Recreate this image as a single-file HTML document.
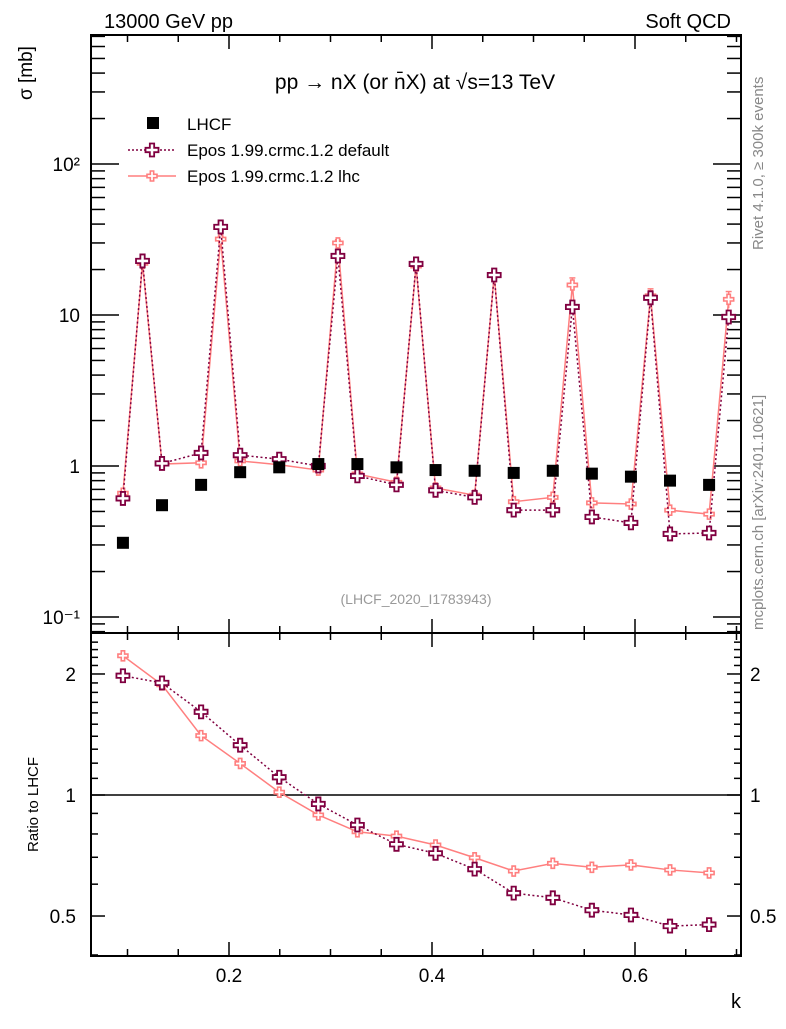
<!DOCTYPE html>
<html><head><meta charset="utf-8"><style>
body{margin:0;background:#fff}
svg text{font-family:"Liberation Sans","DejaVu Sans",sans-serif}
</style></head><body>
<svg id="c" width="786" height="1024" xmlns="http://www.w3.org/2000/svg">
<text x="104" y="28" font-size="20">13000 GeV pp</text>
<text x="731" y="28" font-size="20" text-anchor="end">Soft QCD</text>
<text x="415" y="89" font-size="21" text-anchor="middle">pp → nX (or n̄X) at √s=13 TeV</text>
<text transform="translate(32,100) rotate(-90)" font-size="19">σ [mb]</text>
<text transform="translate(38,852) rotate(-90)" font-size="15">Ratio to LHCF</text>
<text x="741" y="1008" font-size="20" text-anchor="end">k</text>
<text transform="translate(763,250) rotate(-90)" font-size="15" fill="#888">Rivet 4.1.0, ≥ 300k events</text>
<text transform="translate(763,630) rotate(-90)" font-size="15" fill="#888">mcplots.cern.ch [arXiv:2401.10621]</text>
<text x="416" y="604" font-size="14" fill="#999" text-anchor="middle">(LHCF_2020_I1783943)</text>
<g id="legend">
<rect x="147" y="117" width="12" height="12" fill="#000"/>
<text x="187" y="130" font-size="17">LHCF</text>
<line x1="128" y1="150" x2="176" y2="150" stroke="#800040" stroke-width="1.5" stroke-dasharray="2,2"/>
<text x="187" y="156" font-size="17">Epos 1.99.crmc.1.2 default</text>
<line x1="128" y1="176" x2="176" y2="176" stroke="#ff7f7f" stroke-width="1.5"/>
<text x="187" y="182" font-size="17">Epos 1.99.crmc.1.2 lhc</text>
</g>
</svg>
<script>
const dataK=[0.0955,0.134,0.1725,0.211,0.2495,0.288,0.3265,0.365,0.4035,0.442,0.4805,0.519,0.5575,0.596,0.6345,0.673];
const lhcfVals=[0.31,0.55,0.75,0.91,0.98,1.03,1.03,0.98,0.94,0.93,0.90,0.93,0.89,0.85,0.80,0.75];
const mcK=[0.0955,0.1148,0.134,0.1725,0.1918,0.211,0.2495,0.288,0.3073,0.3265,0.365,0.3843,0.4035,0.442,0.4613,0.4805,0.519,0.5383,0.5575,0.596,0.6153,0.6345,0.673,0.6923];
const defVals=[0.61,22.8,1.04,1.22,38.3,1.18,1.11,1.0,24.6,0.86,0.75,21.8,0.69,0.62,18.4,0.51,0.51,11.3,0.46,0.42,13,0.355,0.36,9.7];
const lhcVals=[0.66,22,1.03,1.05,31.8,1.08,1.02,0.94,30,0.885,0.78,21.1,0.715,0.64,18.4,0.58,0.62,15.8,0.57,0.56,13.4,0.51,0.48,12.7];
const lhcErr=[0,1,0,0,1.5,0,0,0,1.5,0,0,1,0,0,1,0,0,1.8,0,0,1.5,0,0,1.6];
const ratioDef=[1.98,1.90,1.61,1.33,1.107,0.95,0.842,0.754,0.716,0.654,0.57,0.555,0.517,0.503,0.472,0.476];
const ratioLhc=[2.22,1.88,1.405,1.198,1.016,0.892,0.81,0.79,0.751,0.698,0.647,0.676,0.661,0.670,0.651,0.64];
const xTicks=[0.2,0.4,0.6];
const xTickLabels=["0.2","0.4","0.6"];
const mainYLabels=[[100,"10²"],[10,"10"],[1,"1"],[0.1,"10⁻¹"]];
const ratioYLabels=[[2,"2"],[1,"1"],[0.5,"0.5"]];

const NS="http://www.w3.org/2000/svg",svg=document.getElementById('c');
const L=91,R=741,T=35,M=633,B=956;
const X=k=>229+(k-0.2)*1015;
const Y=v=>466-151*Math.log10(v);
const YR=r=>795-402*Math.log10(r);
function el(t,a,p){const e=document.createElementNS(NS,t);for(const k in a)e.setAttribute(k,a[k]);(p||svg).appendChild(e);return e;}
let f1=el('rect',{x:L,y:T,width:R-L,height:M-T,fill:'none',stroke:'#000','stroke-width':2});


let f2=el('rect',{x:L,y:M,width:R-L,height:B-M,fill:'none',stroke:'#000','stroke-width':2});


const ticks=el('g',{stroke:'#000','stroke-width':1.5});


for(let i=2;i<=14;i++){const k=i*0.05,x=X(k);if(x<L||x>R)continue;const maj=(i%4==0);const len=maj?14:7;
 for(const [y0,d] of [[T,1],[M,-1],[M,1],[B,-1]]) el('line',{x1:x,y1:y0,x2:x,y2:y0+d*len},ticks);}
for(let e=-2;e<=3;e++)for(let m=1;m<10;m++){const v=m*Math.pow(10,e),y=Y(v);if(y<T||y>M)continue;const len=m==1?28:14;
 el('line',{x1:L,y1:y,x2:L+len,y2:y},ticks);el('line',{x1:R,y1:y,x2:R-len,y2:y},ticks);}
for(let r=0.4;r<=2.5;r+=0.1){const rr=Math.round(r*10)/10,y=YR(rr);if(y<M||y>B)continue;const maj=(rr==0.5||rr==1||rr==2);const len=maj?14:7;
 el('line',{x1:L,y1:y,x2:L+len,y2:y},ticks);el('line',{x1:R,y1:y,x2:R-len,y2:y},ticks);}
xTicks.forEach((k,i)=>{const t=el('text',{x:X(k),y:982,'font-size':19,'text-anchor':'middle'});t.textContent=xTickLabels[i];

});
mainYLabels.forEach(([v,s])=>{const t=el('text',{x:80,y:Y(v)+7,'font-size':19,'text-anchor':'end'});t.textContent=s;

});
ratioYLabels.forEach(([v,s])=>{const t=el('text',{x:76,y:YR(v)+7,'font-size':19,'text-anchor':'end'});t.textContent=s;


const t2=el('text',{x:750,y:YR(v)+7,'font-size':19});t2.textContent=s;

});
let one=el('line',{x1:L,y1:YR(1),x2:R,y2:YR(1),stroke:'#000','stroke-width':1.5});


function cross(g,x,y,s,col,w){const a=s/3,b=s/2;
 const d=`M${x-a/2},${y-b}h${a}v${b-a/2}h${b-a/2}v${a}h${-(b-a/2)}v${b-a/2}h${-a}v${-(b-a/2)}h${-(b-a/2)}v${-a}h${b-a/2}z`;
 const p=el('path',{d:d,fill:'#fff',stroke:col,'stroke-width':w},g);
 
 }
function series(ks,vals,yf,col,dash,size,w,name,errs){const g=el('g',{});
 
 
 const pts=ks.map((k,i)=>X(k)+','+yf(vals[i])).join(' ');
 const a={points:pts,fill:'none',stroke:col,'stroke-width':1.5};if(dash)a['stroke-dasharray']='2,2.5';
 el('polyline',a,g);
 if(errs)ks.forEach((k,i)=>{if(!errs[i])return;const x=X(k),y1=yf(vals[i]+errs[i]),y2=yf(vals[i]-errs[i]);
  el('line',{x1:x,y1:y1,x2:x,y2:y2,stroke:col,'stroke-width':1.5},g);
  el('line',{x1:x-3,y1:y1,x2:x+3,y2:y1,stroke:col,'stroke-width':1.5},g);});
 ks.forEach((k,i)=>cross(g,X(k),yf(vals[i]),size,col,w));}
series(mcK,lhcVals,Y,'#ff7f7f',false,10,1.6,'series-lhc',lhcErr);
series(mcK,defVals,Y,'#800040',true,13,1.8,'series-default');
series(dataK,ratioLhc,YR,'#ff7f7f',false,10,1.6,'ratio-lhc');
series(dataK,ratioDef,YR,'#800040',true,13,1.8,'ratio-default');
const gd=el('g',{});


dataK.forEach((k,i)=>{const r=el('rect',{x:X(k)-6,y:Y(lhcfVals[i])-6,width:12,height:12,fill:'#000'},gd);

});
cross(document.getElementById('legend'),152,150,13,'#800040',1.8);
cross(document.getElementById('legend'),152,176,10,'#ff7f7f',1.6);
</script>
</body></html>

..............................

■ **Exercise instructions**:
Transcribe the listing above verbatim. Omit the pictures.

■ **Response to the task**:
Recreate this image as a single-file HTML document.
<!DOCTYPE html>
<html><head><meta charset="utf-8"><style>
body{margin:0;background:#fff}
svg text{font-family:"Liberation Sans","DejaVu Sans",sans-serif}
</style></head><body>
<svg id="c" width="786" height="1024" xmlns="http://www.w3.org/2000/svg">
<text x="104" y="28" font-size="20">13000 GeV pp</text>
<text x="731" y="28" font-size="20" text-anchor="end">Soft QCD</text>
<text x="415" y="89" font-size="21" text-anchor="middle">pp → nX (or n̄X) at √s=13 TeV</text>
<text transform="translate(32,100) rotate(-90)" font-size="19">σ [mb]</text>
<text transform="translate(38,852) rotate(-90)" font-size="15">Ratio to LHCF</text>
<text x="741" y="1008" font-size="20" text-anchor="end">k</text>
<text transform="translate(763,250) rotate(-90)" font-size="15" fill="#888">Rivet 4.1.0, ≥ 300k events</text>
<text transform="translate(763,630) rotate(-90)" font-size="15" fill="#888">mcplots.cern.ch [arXiv:2401.10621]</text>
<text x="416" y="604" font-size="14" fill="#999" text-anchor="middle">(LHCF_2020_I1783943)</text>
<g id="legend">
<rect x="147" y="117" width="12" height="12" fill="#000"/>
<text x="187" y="130" font-size="17">LHCF</text>
<line x1="128" y1="150" x2="176" y2="150" stroke="#800040" stroke-width="1.5" stroke-dasharray="2,2"/>
<text x="187" y="156" font-size="17">Epos 1.99.crmc.1.2 default</text>
<line x1="128" y1="176" x2="176" y2="176" stroke="#ff7f7f" stroke-width="1.5"/>
<text x="187" y="182" font-size="17">Epos 1.99.crmc.1.2 lhc</text>
</g>
</svg>
<script>
const dataK=[0.0955,0.134,0.1725,0.211,0.2495,0.288,0.3265,0.365,0.4035,0.442,0.4805,0.519,0.5575,0.596,0.6345,0.673];
const lhcfVals=[0.31,0.55,0.75,0.91,0.98,1.03,1.03,0.98,0.94,0.93,0.90,0.93,0.89,0.85,0.80,0.75];
const mcK=[0.0955,0.1148,0.134,0.1725,0.1918,0.211,0.2495,0.288,0.3073,0.3265,0.365,0.3843,0.4035,0.442,0.4613,0.4805,0.519,0.5383,0.5575,0.596,0.6153,0.6345,0.673,0.6923];
const defVals=[0.61,22.8,1.04,1.22,38.3,1.18,1.11,1.0,24.6,0.86,0.75,21.8,0.69,0.62,18.4,0.51,0.51,11.3,0.46,0.42,13,0.355,0.36,9.7];
const lhcVals=[0.66,22,1.03,1.05,31.8,1.08,1.02,0.94,30,0.885,0.78,21.1,0.715,0.64,18.4,0.58,0.62,15.8,0.57,0.56,13.4,0.51,0.48,12.7];
const lhcErr=[0,1,0,0,1.5,0,0,0,1.5,0,0,1,0,0,1,0,0,1.8,0,0,1.5,0,0,1.6];
const ratioDef=[1.98,1.90,1.61,1.33,1.107,0.95,0.842,0.754,0.716,0.654,0.57,0.555,0.517,0.503,0.472,0.476];
const ratioLhc=[2.22,1.88,1.405,1.198,1.016,0.892,0.81,0.79,0.751,0.698,0.647,0.676,0.661,0.670,0.651,0.64];
const xTicks=[0.2,0.4,0.6];
const xTickLabels=["0.2","0.4","0.6"];
const mainYLabels=[[100,"10²"],[10,"10"],[1,"1"],[0.1,"10⁻¹"]];
const ratioYLabels=[[2,"2"],[1,"1"],[0.5,"0.5"]];

const NS="http://www.w3.org/2000/svg",svg=document.getElementById('c');
const L=91,R=741,T=35,M=633,B=956;
const X=k=>229+(k-0.2)*1015;
const Y=v=>466-151*Math.log10(v);
const YR=r=>795-402*Math.log10(r);
function el(t,a,p){const e=document.createElementNS(NS,t);for(const k in a)e.setAttribute(k,a[k]);(p||svg).appendChild(e);return e;}
let f1=el('rect',{x:L,y:T,width:R-L,height:M-T,fill:'none',stroke:'#000','stroke-width':2});


let f2=el('rect',{x:L,y:M,width:R-L,height:B-M,fill:'none',stroke:'#000','stroke-width':2});


const ticks=el('g',{stroke:'#000','stroke-width':1.5});


for(let i=2;i<=14;i++){const k=i*0.05,x=X(k);if(x<L||x>R)continue;const maj=(i%4==0);const len=maj?14:7;
 for(const [y0,d] of [[T,1],[M,-1],[M,1],[B,-1]]) el('line',{x1:x,y1:y0,x2:x,y2:y0+d*len},ticks);}
for(let e=-2;e<=3;e++)for(let m=1;m<10;m++){const v=m*Math.pow(10,e),y=Y(v);if(y<T||y>M)continue;const len=m==1?28:14;
 el('line',{x1:L,y1:y,x2:L+len,y2:y},ticks);el('line',{x1:R,y1:y,x2:R-len,y2:y},ticks);}
for(let r=0.4;r<=2.5;r+=0.1){const rr=Math.round(r*10)/10,y=YR(rr);if(y<M||y>B)continue;const maj=(rr==0.5||rr==1||rr==2);const len=maj?14:7;
 el('line',{x1:L,y1:y,x2:L+len,y2:y},ticks);el('line',{x1:R,y1:y,x2:R-len,y2:y},ticks);}
xTicks.forEach((k,i)=>{const t=el('text',{x:X(k),y:982,'font-size':19,'text-anchor':'middle'});t.textContent=xTickLabels[i];

});
mainYLabels.forEach(([v,s])=>{const t=el('text',{x:80,y:Y(v)+7,'font-size':19,'text-anchor':'end'});t.textContent=s;

});
ratioYLabels.forEach(([v,s])=>{const t=el('text',{x:76,y:YR(v)+7,'font-size':19,'text-anchor':'end'});t.textContent=s;


const t2=el('text',{x:750,y:YR(v)+7,'font-size':19});t2.textContent=s;

});
let one=el('line',{x1:L,y1:YR(1),x2:R,y2:YR(1),stroke:'#000','stroke-width':1.5});


function cross(g,x,y,s,col,w){const a=s/3,b=s/2;
 const d=`M${x-a/2},${y-b}h${a}v${b-a/2}h${b-a/2}v${a}h${-(b-a/2)}v${b-a/2}h${-a}v${-(b-a/2)}h${-(b-a/2)}v${-a}h${b-a/2}z`;
 const p=el('path',{d:d,fill:'#fff',stroke:col,'stroke-width':w},g);
 
 }
function series(ks,vals,yf,col,dash,size,w,name,errs){const g=el('g',{});
 
 
 const pts=ks.map((k,i)=>X(k)+','+yf(vals[i])).join(' ');
 const a={points:pts,fill:'none',stroke:col,'stroke-width':1.5};if(dash)a['stroke-dasharray']='2,2.5';
 el('polyline',a,g);
 if(errs)ks.forEach((k,i)=>{if(!errs[i])return;const x=X(k),y1=yf(vals[i]+errs[i]),y2=yf(vals[i]-errs[i]);
  el('line',{x1:x,y1:y1,x2:x,y2:y2,stroke:col,'stroke-width':1.5},g);
  el('line',{x1:x-3,y1:y1,x2:x+3,y2:y1,stroke:col,'stroke-width':1.5},g);});
 ks.forEach((k,i)=>cross(g,X(k),yf(vals[i]),size,col,w));}
series(mcK,lhcVals,Y,'#ff7f7f',false,10,1.6,'series-lhc',lhcErr);
series(mcK,defVals,Y,'#800040',true,13,1.8,'series-default');
series(dataK,ratioLhc,YR,'#ff7f7f',false,10,1.6,'ratio-lhc');
series(dataK,ratioDef,YR,'#800040',true,13,1.8,'ratio-default');
const gd=el('g',{});


dataK.forEach((k,i)=>{const r=el('rect',{x:X(k)-6,y:Y(lhcfVals[i])-6,width:12,height:12,fill:'#000'},gd);

});
cross(document.getElementById('legend'),152,150,13,'#800040',1.8);
cross(document.getElementById('legend'),152,176,10,'#ff7f7f',1.6);
</script>
</body></html>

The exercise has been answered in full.